» **Prompt**: All of the lines below are to be transcribed faithfully, with pictures excluded from the copy.

» **Data excerpt**:
• • • • •
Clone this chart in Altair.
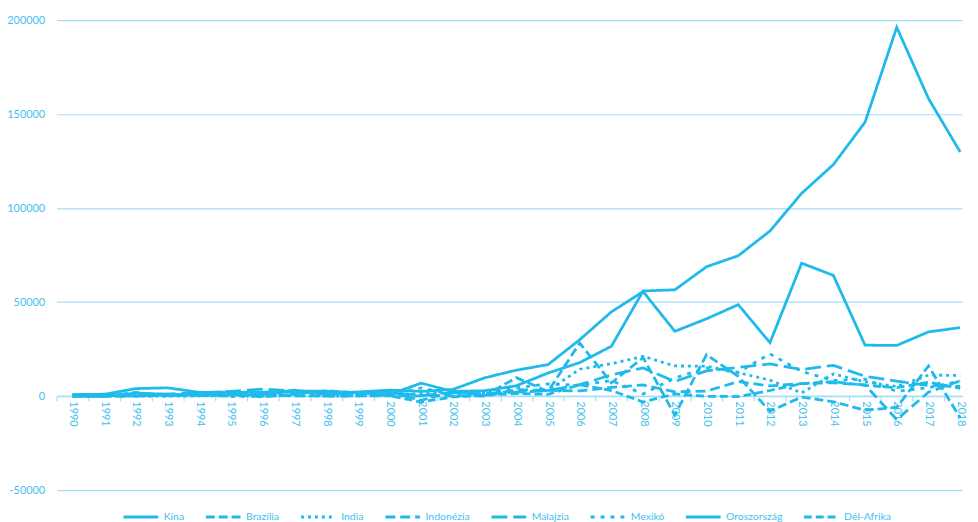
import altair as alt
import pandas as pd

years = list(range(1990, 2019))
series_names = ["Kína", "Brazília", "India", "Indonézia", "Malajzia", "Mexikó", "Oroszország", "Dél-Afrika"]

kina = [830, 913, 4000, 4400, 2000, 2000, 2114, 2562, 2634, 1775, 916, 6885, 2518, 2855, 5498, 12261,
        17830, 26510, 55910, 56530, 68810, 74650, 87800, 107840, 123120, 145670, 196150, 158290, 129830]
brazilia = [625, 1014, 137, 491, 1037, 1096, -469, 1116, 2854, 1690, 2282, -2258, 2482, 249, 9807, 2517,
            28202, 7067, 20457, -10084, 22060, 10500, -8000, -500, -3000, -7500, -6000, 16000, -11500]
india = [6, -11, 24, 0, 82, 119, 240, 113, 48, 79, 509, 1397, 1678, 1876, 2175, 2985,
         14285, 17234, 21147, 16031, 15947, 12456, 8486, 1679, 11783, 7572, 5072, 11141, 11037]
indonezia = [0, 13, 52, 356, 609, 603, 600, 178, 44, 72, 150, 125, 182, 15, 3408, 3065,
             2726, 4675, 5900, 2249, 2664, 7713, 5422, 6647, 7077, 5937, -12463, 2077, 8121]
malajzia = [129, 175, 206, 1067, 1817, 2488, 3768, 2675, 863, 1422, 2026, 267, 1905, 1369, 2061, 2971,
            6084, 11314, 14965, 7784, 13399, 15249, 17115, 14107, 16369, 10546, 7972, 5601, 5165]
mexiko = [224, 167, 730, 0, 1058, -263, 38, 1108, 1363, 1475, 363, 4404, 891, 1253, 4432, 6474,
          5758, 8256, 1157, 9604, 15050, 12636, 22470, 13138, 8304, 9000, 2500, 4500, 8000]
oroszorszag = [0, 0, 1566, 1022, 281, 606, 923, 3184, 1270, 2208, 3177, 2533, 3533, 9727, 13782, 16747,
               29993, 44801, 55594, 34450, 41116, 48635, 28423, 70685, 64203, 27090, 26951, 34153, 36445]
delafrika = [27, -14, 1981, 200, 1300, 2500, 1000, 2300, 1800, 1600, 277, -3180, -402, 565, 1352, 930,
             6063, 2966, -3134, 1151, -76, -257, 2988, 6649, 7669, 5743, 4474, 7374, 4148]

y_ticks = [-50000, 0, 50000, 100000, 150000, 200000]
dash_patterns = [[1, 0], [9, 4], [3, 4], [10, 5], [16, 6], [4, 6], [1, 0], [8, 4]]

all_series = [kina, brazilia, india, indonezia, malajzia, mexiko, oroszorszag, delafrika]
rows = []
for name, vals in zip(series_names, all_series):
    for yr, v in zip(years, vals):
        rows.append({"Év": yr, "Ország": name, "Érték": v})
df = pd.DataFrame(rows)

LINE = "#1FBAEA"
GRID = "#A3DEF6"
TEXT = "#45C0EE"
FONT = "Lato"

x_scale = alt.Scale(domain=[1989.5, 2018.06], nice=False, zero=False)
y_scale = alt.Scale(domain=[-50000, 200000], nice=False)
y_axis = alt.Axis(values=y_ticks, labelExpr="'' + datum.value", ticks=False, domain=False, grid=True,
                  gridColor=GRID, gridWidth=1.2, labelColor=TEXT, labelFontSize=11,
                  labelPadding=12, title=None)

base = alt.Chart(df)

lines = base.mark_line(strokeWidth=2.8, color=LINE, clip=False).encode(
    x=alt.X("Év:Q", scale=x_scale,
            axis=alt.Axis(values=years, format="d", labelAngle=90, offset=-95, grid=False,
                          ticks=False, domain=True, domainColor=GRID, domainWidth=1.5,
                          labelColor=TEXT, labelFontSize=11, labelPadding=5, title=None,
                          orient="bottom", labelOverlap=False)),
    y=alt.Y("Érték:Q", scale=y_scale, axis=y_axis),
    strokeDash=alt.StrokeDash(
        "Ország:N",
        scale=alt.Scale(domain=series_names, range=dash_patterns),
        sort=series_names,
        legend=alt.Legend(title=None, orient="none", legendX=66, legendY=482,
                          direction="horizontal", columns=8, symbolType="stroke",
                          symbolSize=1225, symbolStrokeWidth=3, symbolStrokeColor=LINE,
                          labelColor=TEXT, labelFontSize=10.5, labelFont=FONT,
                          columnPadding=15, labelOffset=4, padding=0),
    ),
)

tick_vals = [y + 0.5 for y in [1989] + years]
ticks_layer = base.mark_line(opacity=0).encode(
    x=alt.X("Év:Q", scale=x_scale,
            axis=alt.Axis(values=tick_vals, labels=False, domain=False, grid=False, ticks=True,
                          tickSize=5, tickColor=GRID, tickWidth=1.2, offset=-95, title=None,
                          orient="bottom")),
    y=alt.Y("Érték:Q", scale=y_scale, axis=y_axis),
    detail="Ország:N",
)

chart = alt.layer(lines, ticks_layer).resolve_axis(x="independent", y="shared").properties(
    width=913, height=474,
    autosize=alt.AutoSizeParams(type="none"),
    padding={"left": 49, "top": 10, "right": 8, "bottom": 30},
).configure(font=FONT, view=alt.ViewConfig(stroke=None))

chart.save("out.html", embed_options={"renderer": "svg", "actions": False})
• • • • •
» **Response to this exercise**:
Clone this chart in Altair.
import altair as alt
import pandas as pd

years = list(range(1990, 2019))
series_names = ["Kína", "Brazília", "India", "Indonézia", "Malajzia", "Mexikó", "Oroszország", "Dél-Afrika"]

kina = [830, 913, 4000, 4400, 2000, 2000, 2114, 2562, 2634, 1775, 916, 6885, 2518, 2855, 5498, 12261,
        17830, 26510, 55910, 56530, 68810, 74650, 87800, 107840, 123120, 145670, 196150, 158290, 129830]
brazilia = [625, 1014, 137, 491, 1037, 1096, -469, 1116, 2854, 1690, 2282, -2258, 2482, 249, 9807, 2517,
            28202, 7067, 20457, -10084, 22060, 10500, -8000, -500, -3000, -7500, -6000, 16000, -11500]
india = [6, -11, 24, 0, 82, 119, 240, 113, 48, 79, 509, 1397, 1678, 1876, 2175, 2985,
         14285, 17234, 21147, 16031, 15947, 12456, 8486, 1679, 11783, 7572, 5072, 11141, 11037]
indonezia = [0, 13, 52, 356, 609, 603, 600, 178, 44, 72, 150, 125, 182, 15, 3408, 3065,
             2726, 4675, 5900, 2249, 2664, 7713, 5422, 6647, 7077, 5937, -12463, 2077, 8121]
malajzia = [129, 175, 206, 1067, 1817, 2488, 3768, 2675, 863, 1422, 2026, 267, 1905, 1369, 2061, 2971,
            6084, 11314, 14965, 7784, 13399, 15249, 17115, 14107, 16369, 10546, 7972, 5601, 5165]
mexiko = [224, 167, 730, 0, 1058, -263, 38, 1108, 1363, 1475, 363, 4404, 891, 1253, 4432, 6474,
          5758, 8256, 1157, 9604, 15050, 12636, 22470, 13138, 8304, 9000, 2500, 4500, 8000]
oroszorszag = [0, 0, 1566, 1022, 281, 606, 923, 3184, 1270, 2208, 3177, 2533, 3533, 9727, 13782, 16747,
               29993, 44801, 55594, 34450, 41116, 48635, 28423, 70685, 64203, 27090, 26951, 34153, 36445]
delafrika = [27, -14, 1981, 200, 1300, 2500, 1000, 2300, 1800, 1600, 277, -3180, -402, 565, 1352, 930,
             6063, 2966, -3134, 1151, -76, -257, 2988, 6649, 7669, 5743, 4474, 7374, 4148]

y_ticks = [-50000, 0, 50000, 100000, 150000, 200000]
dash_patterns = [[1, 0], [9, 4], [3, 4], [10, 5], [16, 6], [4, 6], [1, 0], [8, 4]]

all_series = [kina, brazilia, india, indonezia, malajzia, mexiko, oroszorszag, delafrika]
rows = []
for name, vals in zip(series_names, all_series):
    for yr, v in zip(years, vals):
        rows.append({"Év": yr, "Ország": name, "Érték": v})
df = pd.DataFrame(rows)

LINE = "#1FBAEA"
GRID = "#A3DEF6"
TEXT = "#45C0EE"
FONT = "Lato"

x_scale = alt.Scale(domain=[1989.5, 2018.06], nice=False, zero=False)
y_scale = alt.Scale(domain=[-50000, 200000], nice=False)
y_axis = alt.Axis(values=y_ticks, labelExpr="'' + datum.value", ticks=False, domain=False, grid=True,
                  gridColor=GRID, gridWidth=1.2, labelColor=TEXT, labelFontSize=11,
                  labelPadding=12, title=None)

base = alt.Chart(df)

lines = base.mark_line(strokeWidth=2.8, color=LINE, clip=False).encode(
    x=alt.X("Év:Q", scale=x_scale,
            axis=alt.Axis(values=years, format="d", labelAngle=90, offset=-95, grid=False,
                          ticks=False, domain=True, domainColor=GRID, domainWidth=1.5,
                          labelColor=TEXT, labelFontSize=11, labelPadding=5, title=None,
                          orient="bottom", labelOverlap=False)),
    y=alt.Y("Érték:Q", scale=y_scale, axis=y_axis),
    strokeDash=alt.StrokeDash(
        "Ország:N",
        scale=alt.Scale(domain=series_names, range=dash_patterns),
        sort=series_names,
        legend=alt.Legend(title=None, orient="none", legendX=66, legendY=482,
                          direction="horizontal", columns=8, symbolType="stroke",
                          symbolSize=1225, symbolStrokeWidth=3, symbolStrokeColor=LINE,
                          labelColor=TEXT, labelFontSize=10.5, labelFont=FONT,
                          columnPadding=15, labelOffset=4, padding=0),
    ),
)

tick_vals = [y + 0.5 for y in [1989] + years]
ticks_layer = base.mark_line(opacity=0).encode(
    x=alt.X("Év:Q", scale=x_scale,
            axis=alt.Axis(values=tick_vals, labels=False, domain=False, grid=False, ticks=True,
                          tickSize=5, tickColor=GRID, tickWidth=1.2, offset=-95, title=None,
                          orient="bottom")),
    y=alt.Y("Érték:Q", scale=y_scale, axis=y_axis),
    detail="Ország:N",
)

chart = alt.layer(lines, ticks_layer).resolve_axis(x="independent", y="shared").properties(
    width=913, height=474,
    autosize=alt.AutoSizeParams(type="none"),
    padding={"left": 49, "top": 10, "right": 8, "bottom": 30},
).configure(font=FONT, view=alt.ViewConfig(stroke=None))

chart.save("out.html", embed_options={"renderer": "svg", "actions": False})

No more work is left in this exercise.